Dissimilar mispair-recognition spectra of Arabidopsis DNA-mismatch-repair proteins MSH2*MSH6 (MutSalpha) and MSH2*MSH7 (MutSgamma).

Besides orthologs of other eukaryotic mismatch-repair (MMR) proteins, plants encode MSH7, a paralog of MSH6. The Arabidopsis thaliana recognition heterodimers AtMSH2*MSH6 (AtMutSalpha) and AtMSH2*MSH3 (AtMutSbeta) were previously found to bind the same subsets of mismatches as their counterparts in other eukaryotes--respectively, base-base mismatches and single extra nucleotides, loopouts of extra nucleotides (one or more) only--but AtMSH2*MSH7 (AtMutSgamma) bound well only to a G/T mismatch.

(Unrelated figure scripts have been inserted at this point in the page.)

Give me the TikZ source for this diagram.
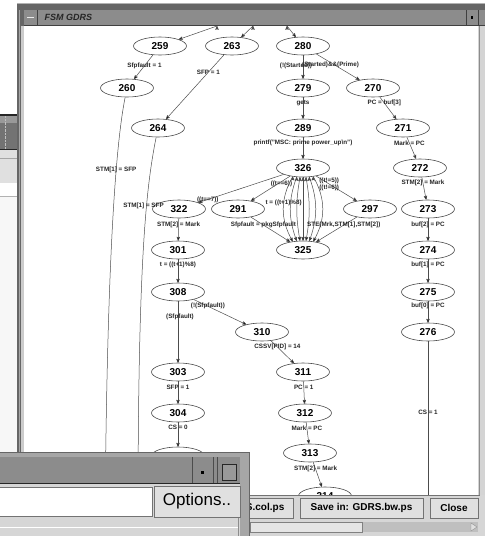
\documentclass[tikz,border=0pt]{standalone}
\usepackage{fontspec}
\setmainfont{Liberation Sans}
\usepackage{tikz}
\usetikzlibrary{arrows,shapes.geometric}

\definecolor{titlebar}{HTML}{8C8C8C}
\definecolor{panel}{HTML}{D6D6D6}

\begin{document}
\begin{tikzpicture}[x=1pt,y=-1pt,
  fsmstate/.style={ellipse,draw=black!70,line width=.6pt,minimum width=53pt,minimum height=18pt,inner sep=0pt,font=\bfseries\fontsize{10}{10}\selectfont},
  lbl/.style={font=\bfseries\fontsize{6.3}{7}\selectfont,inner sep=0pt,text=black!85},
  trans/.style={->,>=stealth',draw=black!70,line width=.5pt},
  btn/.style={draw=black!55,fill=black!12,line width=.6pt,inner sep=0pt,font=\bfseries\fontsize{10}{10}\selectfont}]
\useasboundingbox (0,0) rectangle (485,536);
\fill[white] (0,0) rectangle (485,536);

% window behind, left
\fill[black!85] (0,114) rectangle (17,116);
\fill[black!40] (0,116) rectangle (17,123);
\fill[black!55] (0,123) rectangle (17,149);
\draw[black!25,densely dotted] (5,116) -- (5,149);
\fill[black!85] (0,149) rectangle (17,150);
\fill[black!12] (0,150) rectangle (17,183);
\draw[black!35] (0,158) -- (17,158);
\draw[black!30] (0,196) -- (17,196);
\fill[black!3] (0,197) rectangle (17,452);

% FSM GDRS window
\fill[black!30] (17,3) rectangle (490,540);
\fill[black!60] (17,4) rectangle (490,540);
\draw[black!35] (19,10) -- (19,495);
\fill[black!20] (21,26) rectangle (24,495);
\fill[titlebar] (24,10) rectangle (486,25);
\draw[black!75] (24,25.5) -- (486,25.5);
\draw[black!75] (37,10) -- (37,25);
\draw[black!8,line width=1.3pt] (27,17.5) -- (34,17.5);
\node[anchor=west,font=\bfseries\itshape\fontsize{9}{9}\selectfont,text=black!85] (title) at (41,17.5) {FSM GDRS};
\draw[black!75] (466,10) -- (466,25) (478,10) -- (478,25);
\fill[black] (470.8,16.3) rectangle (473.3,18.8);
\fill[white] (24,26) rectangle (478,495);

% graph
\begin{scope}
\clip (24,26) rectangle (478,495);
\coordinate (t259) at (217,26);
\coordinate (t263) at (253,26);
\coordinate (t280) at (287,26);
\coordinate (b260) at (105,520);
\coordinate (b264) at (138,520);
\coordinate (b276) at (428,520);

\draw (160,46) node[fsmstate] (n259) {259};
\draw (232,46) node[fsmstate] (n263) {263};
\draw (303,46) node[fsmstate] (n280) {280};
\draw (127,88) node[fsmstate] (n260) {260};
\draw (303,88) node[fsmstate] (n279) {279};
\draw (373,88) node[fsmstate] (n270) {270};
\draw (158,128) node[fsmstate] (n264) {264};
\draw (303,128) node[fsmstate] (n289) {289};
\draw (403,128) node[fsmstate] (n271) {271};
\draw (303,168) node[fsmstate] (n326) {326};
\draw (420,168) node[fsmstate] (n272) {272};
\draw (179,209) node[fsmstate] (n322) {322};
\draw (238,209) node[fsmstate] (n291) {291};
\draw (370,209) node[fsmstate] (n297) {297};
\draw (428,209) node[fsmstate] (n273) {273};
\draw (178,250) node[fsmstate] (n301) {301};
\draw (303,250) node[fsmstate] (n325) {325};
\draw (428,250) node[fsmstate] (n274) {274};
\draw (178,292) node[fsmstate] (n308) {308};
\draw (428,292) node[fsmstate] (n275) {275};
\draw (262,332) node[fsmstate] (n310) {310};
\draw (428,332) node[fsmstate] (n276) {276};
\draw (178,372) node[fsmstate] (n303) {303};
\draw (303,372) node[fsmstate] (n311) {311};
\draw (178,413) node[fsmstate] (n304) {304};
\draw (305,413) node[fsmstate] (n312) {312};
\draw (178,456) node[fsmstate] (n305) {305};
\draw (310,453) node[fsmstate] (n313) {313};
\draw (325,496) node[fsmstate] (n314) {314};

\path[trans] (t259) edge (n259);
\path[trans] (t263) edge (n263);
\path[trans] (t280) edge (n280);
\path[trans] (n259) edge node[lbl,pos=.45] {Sfpfault = 1} (n260);
\path[trans] (n263) edge node[lbl,pos=.27] {SFP = 1} (n264);
\path[trans] (n280) edge node[lbl,pos=.46,xshift=-7pt] {(!(Started))} (n279);
\path[trans] (n280) edge node[lbl,pos=.42,xshift=-4pt] {(Started)\&\&(Prime)} (n270);
\path[trans] (n279) edge node[lbl,pos=.27] {gets} (n289);
\path[trans] (n270) edge node[lbl,pos=.28] {PC = buf[3]} (n271);
\path[trans] (n289) edge node[lbl,pos=.27] {printf("MSC: prime power\_up\textbackslash n")} (n326);
\path[trans] (n271) edge node[lbl,pos=.27] {Mark = PC} (n272);
\path[trans] (n272) edge node[lbl,pos=.26] {STM[2] = Mark} (n273);
\path[trans] (n273) edge node[lbl,pos=.3] {buf[2] = PC} (n274);
\path[trans] (n274) edge node[lbl,pos=.25] {buf[1] = PC} (n275);
\path[trans] (n275) edge node[lbl,pos=.23] {buf[0] = PC} (n276);
\path[trans] (n276) edge node[lbl,pos=.4] {CS = 1} (b276);
\draw[trans] (n260) .. controls +(-12,60) and +(2,-250) .. (b260) node[lbl,pos=.32] {STM[1] = SFP};
\draw[trans] (n264) .. controls +(-12,60) and +(0,-260) .. (b264) node[lbl,pos=.35,xshift=-3pt] {STM[1] = SFP};

\path[trans] (n326) edge node[lbl,pos=.89] {((t==7))} (n322);
\path[trans] (n326) edge node[lbl,pos=.22,yshift=-2pt] {((t==6))} (n291);
\path[trans] (n326) edge node[lbl,pos=.32,align=center] {((t!=5))\\((t!=6))} (n297);
\path[trans] (n326.220) edge[bend right=30] node[lbl,pos=.4] {t = ((t+1)\%8)} (n325.140);
\path[trans] (n326.235) edge[bend right=20] (n325.125);
\path[trans] (n326.252) edge[bend right=10] (n325.108);
\path[trans] (n326.270) edge (n325.90);
\path[trans] (n326.288) edge[bend left=10] (n325.72);
\path[trans] (n326.305) edge[bend left=20] (n325.55);
\path[trans] (n326.320) edge[bend left=30] (n325.40);
\path[trans] (n291) edge node[lbl,pos=.32] {Sfpfault = pkgSfpfault} (n325);
\path[trans] (n297) edge node[lbl,pos=.32] {STE(Mrk,STM[1],STM[2])} (n325);

\path[trans] (n322) edge node[lbl,pos=.3] {STM[2] = Mark} (n301);
\path[trans] (n301) edge node[lbl,pos=.25] {t = ((t+1)\%8)} (n308);
\path[trans] (n308) edge node[lbl,pos=.27] {(!(Sfpfault))} (n310);
\path[trans] (n308) edge node[lbl,pos=.26,xshift=2pt] {(Sfpfault)} (n303);
\path[trans] (n310) edge node[lbl,pos=.28] {CSSV[PID] = 14} (n311);
\path[trans] (n303) edge node[lbl,pos=.26] {SFP = 1} (n304);
\path[trans] (n311) edge node[lbl,pos=.26] {PC = 1} (n312);
\path[trans] (n304) edge node[lbl,pos=.2] {CS = 0} (n305);
\path[trans] (n312) edge node[lbl,pos=.27] {Mark = PC} (n313);
\path[trans] (n313) edge node[lbl,pos=.28] {STM[2] = Mark} (n314);
\end{scope}

% right strip and bottom of the window
\fill[black!17] (478,26) rectangle (485,495);
\draw[black!45] (479.5,26) -- (479.5,495);
\fill[panel] (24,495) rectangle (485,536);
\draw[black!55] (24,495) -- (480,495);
\node[btn,minimum width=120pt,minimum height=20pt] (savecol) at (233,508) {Save in: GDRS.col.ps};
\node[btn,minimum width=123pt,minimum height=20pt] (savebw) at (361.5,508) {Save in: GDRS.bw.ps};
\node[btn,minimum width=48pt,minimum height=20pt] (close) at (454,508) {Close};
\fill[black!25] (250,522) rectangle (478,532);
\draw[black!50,fill=black!10] (250,522) rectangle (362,532);
\draw[black!45,fill=black!12] (471,523) -- (477,527) -- (471,531) -- cycle;

% window in front, bottom left
\fill[black!35] (0,452) rectangle (249,536);
\draw[black!60] (0,452.5) -- (249,452.5) -- (249,536);
\fill[titlebar] (0,457) rectangle (240,483);
\draw[black!85] (0,483.5) -- (240,483.5);
\draw[black!70] (192.5,457) -- (192.5,483) (213.5,457) -- (213.5,483) (217.5,457) -- (217.5,483);
\fill[black] (200.8,470.5) rectangle (203.8,473.5);
\draw[black!85,line width=.9pt,fill=black!40] (222.5,464.5) rectangle (236.5,480.5);
\fill[panel] (0,484) rectangle (240,536);
\fill[white] (0,487) rectangle (152,516);
\draw[black!55] (0,487) -- (152,487) -- (152,516) -- (0,516);
\node[btn,minimum width=86pt,minimum height=31pt,font=\fontsize{17}{17}\selectfont] (options) at (197,501.5) {Options..};
\draw[white] (0,527) -- (238,527);
\draw[black!45] (238.5,518) -- (238.5,536);
\end{tikzpicture}
\end{document}
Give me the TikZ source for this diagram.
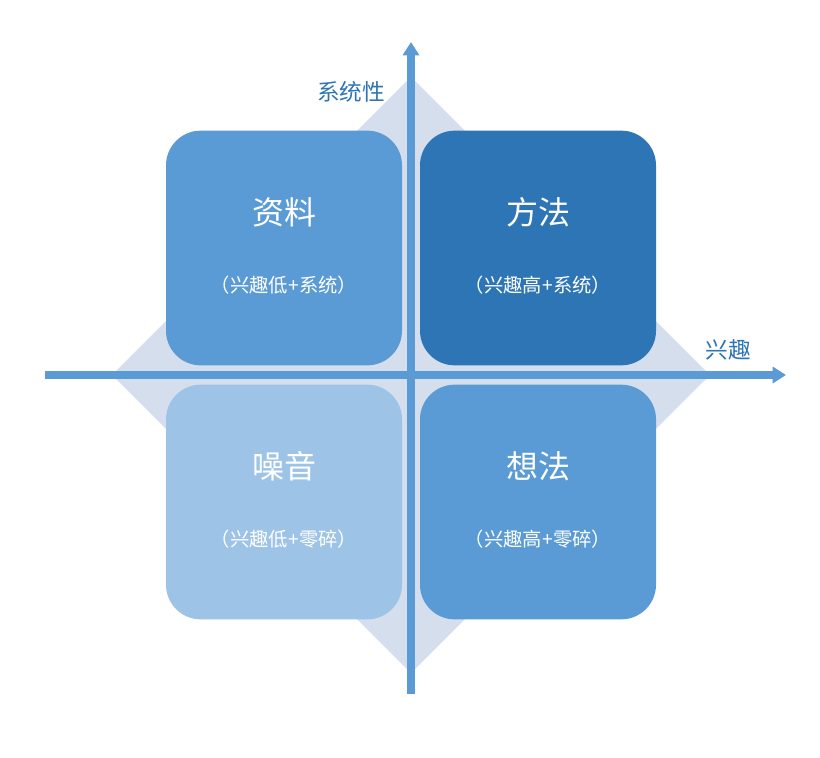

To test hypotheses that MSH7 might be specialized for G/T, or for base mismatches in 5-methylcytosine contexts, we compared binding of AtMutSalpha and AtMutSgamma to a series of mismatched DNA oligoduplexes, relative to their (roughly similar) binding to G/T DNA. AtMutSgamma bound G/G, G/A, A/A and especially C/A mispairs as well or better than G/T, in contrast to MutSalpha, for which G/T was clearly the best base mismatch. The presence of 5-methylcytosine adjacent to or in a mispair generally lowered binding by both heterodimers, with no systematic difference between the two. Alignment of protein sequences reveals the absence in MSH7 of the clamp domains that in bacterial MutS proteins--and by inference MSH6 proteins--non-specifically bind the backbone of mismatched DNA, raising new questions as to how clamp domains enhance mismatch recognition. Plants must rigorously suppress mutation during mitotic division of meristematic cells that eventually give rise to gametes and may also use MMR proteins to antagonize homeologous recombination. The MSH6 versus MSH7 divergence may reflect specializations for particular mismatches and/or sequence contexts, so as to increase both DNA-replication and meiotic-recombination fidelity, or dedication of MSH6 to the former and MSH7 to the latter, consistent with genetic evidence from wheat.